+++ Material +++

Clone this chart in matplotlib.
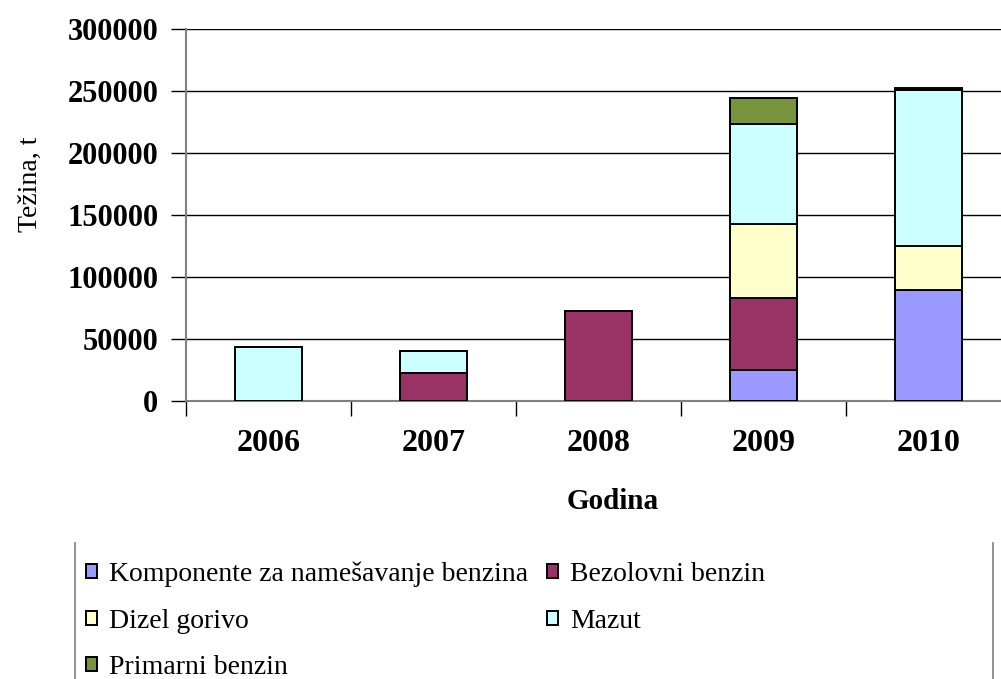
import matplotlib.pyplot as plt
import numpy as np
from matplotlib.lines import Line2D

godine = ["2006", "2007", "2008", "2009", "2010"]
komponente = [0, 0, 0, 25000, 89500]
bezolovni = [0, 22300, 72500, 57800, 0]
dizel = [0, 0, 0, 59900, 35500]
mazut = [43700, 18000, 0, 81100, 125700]
primarni = [0, 0, 0, 21000, 2100]

serije = [komponente, bezolovni, dizel, mazut, primarni]
nazivi = ["Komponente za namešavanje benzina", "Bezolovni benzin",
          "Dizel gorivo", "Mazut", "Primarni benzin"]
boje = ["#9999FF", "#993366", "#FFFFCC", "#CCFFFF", "#77933C"]

plt.rcParams['font.family'] = ['Liberation Serif', 'DejaVu Serif']

fig = plt.figure(figsize=(10.01, 6.79), dpi=100)
ax = fig.add_axes([0.186, 0.4094, 0.824, 0.5478])

x = np.arange(len(godine))
dno = np.zeros(len(godine))
ruke = []
for vrijednosti, naziv, boja in zip(serije, nazivi, boje):
    v = np.array(vrijednosti, dtype=float)
    b = ax.bar(x, v, 0.406, bottom=dno, color=boja, edgecolor="black",
               linewidth=1.4, label=naziv, zorder=3)
    ruke.append(b)
    dno = dno + v

ax.set_ylim(0, 300000)
ax.set_xlim(-0.5, 4.5)
ax.set_yticks(np.arange(0, 300001, 50000))
ax.yaxis.grid(True, color="black", linewidth=1.0, zorder=0)
ax.set_xticks(x)
ax.set_xticklabels(godine, fontsize=23, fontweight="bold")
ax.set_xticks(np.arange(-0.5, 5, 1), minor=True)
ax.tick_params(axis="x", which="major", length=0, pad=20)
ax.tick_params(axis="x", which="minor", length=11, color="black", width=1)
ax.tick_params(axis="y", length=11, color="black", width=1, pad=9)
for lab in ax.get_yticklabels():
    lab.set_fontsize(22)
    lab.set_fontweight("bold")

for s in ["top", "right"]:
    ax.spines[s].set_visible(False)
ax.spines["left"].set_color("#808080")
ax.spines["bottom"].set_color("#808080")
ax.spines["left"].set_linewidth(1.5)
ax.spines["bottom"].set_linewidth(1.5)

ax.set_ylabel("Težina, t", fontsize=20)
ax.yaxis.set_label_coords(-0.174, 0.583)
ax.set_xlabel("Godina", fontsize=21, fontweight="bold")
ax.xaxis.set_label_coords(0.517, -0.234)

# redoslijed da legenda ide po redovima
poredak = [0, 2, 4, 1, 3]
leg = fig.legend([ruke[i] for i in poredak], [nazivi[i] for i in poredak],
                 ncol=2, loc="upper left", bbox_to_anchor=(0.0859, 0.173),
                 frameon=False, fontsize=20, handlelength=0.4,
                 handleheight=0.4, handletextpad=0.43, labelspacing=0.78,
                 columnspacing=0.68, borderaxespad=0, borderpad=0)

fig.add_artist(Line2D([0.075, 0.075], [0.0, 0.2], color="#808080", lw=1.2))
fig.add_artist(Line2D([0.992, 0.992], [0.0, 0.2], color="#808080", lw=1.2))

fig.savefig("out.png", dpi=100)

+++

Restate the material word for word from its first line through the line containing "plt.rcParams['font.family'] = ['Liberation", both included; the pictures do not belong in it.

Written answer –
Clone this chart in matplotlib.
import matplotlib.pyplot as plt
import numpy as np
from matplotlib.lines import Line2D

godine = ["2006", "2007", "2008", "2009", "2010"]
komponente = [0, 0, 0, 25000, 89500]
bezolovni = [0, 22300, 72500, 57800, 0]
dizel = [0, 0, 0, 59900, 35500]
mazut = [43700, 18000, 0, 81100, 125700]
primarni = [0, 0, 0, 21000, 2100]

serije = [komponente, bezolovni, dizel, mazut, primarni]
nazivi = ["Komponente za namešavanje benzina", "Bezolovni benzin",
          "Dizel gorivo", "Mazut", "Primarni benzin"]
boje = ["#9999FF", "#993366", "#FFFFCC", "#CCFFFF", "#77933C"]

plt.rcParams['font.family'] = ['Liberation Serif', 'DejaVu Serif']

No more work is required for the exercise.